Thursday 7 April 2016

quantum mechanics - Spin Angular Momentum question


What does Spin Angular Momentum tell us? Why are we interested in knowing it? What does it mean physically when particles have spin as integers and half integers?



Answer



From one non-relativistic QM point of view, the Spin Angular Momentum appears as a source of magnetic moment intrinsic to matter, not related to its state of orbital motion, that ends up being one sort of angular momentum because of the algebraic properties it satisfies.


It describes one form of interaction of the particle with magnetic fields and this has quite important consequences. For example: it can account for ferromagnetism at the microscopic level.


The issue is that in QM spin isn't something that appears naturaly from the theory. It is included to satisfy observations such as the Stern-Gerlach experiment. One notices experimentaly that to account for such intrinsic magnetic moment one would need one angular momentum operator $\mathbf{S}$ with $S_x,S_y,S_z$ obeying the usual commutation relations, such that the only possible value of $S^2$ is $s = \frac{1}{2}$.


This yields a state space $\mathcal{E}_S$ for spin which is two dimensional generated by $|\pm\rangle$ with $S_z|+\rangle = \frac{\hbar}{2}|+\rangle$ and $S_z|-\rangle = -\frac{\hbar}{2}$. One then describes the particle with the tensor product $\mathcal{E}=\mathcal{E}_S\otimes \mathcal{E}_O$ with the state space describe the orbital degrees of freedom, namely, spanned by $|\mathbf{r}\rangle$ the position basis.


One then assumes also based on experiment that the magnetic moment is given by $\mathbf{\mu}=\gamma \mathbf{S}$ and builds the interaction Hamiltonian from it. So as I said, it is included in the theory by hand.


Now in QFT spin becomes a little bit more interesting. Particles are excited states of quantum fields. We then talk about the "spin of the field" meaning the spin of the particles associated to the field.
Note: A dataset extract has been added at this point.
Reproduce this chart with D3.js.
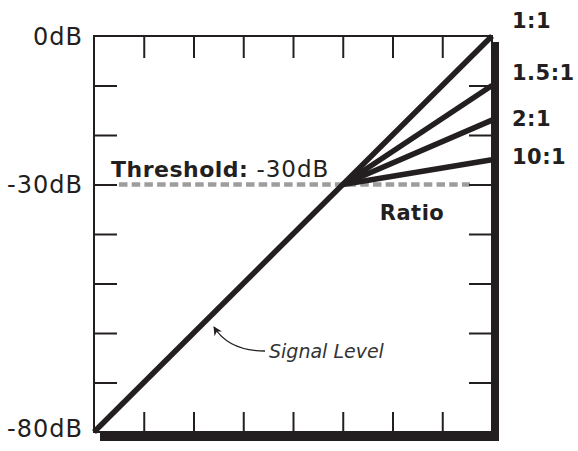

Integer spin fields are the so-called bosonic fields and its excitations are the so-called bosons. These are tensor fields, e.g., scalar, vector field, and so forth.


The half-integer spin fields are the so-called fermionic fields and its excitations are the so-called fermions. These are spinor fields.


From a mathematical point of view, all of these arise from the study of representations of the groups $SO(3)$ and $SO(1,3)$, respectively the rotation group and the Lorentz group. It is not inserted by hand, but it is a result of the Lorentz invariance of the theory itself, that there are particles which have this spin property. Furthermore, on the non-relativistic limit one recovers the QM approach.


Interestingly, it can be shown that the bosons obey the Bose-Einstein statistic when you treat systems with variable number of such particles, while fermions obey the Fermi-Dirac statistics.


The Fermi-Dirac statistic, for example, forbids in a system with more than one particle, that two particles be in the same state. Interestingly this is very important to explain the structure of the periodic table and hence of a lot of developments in chemistry.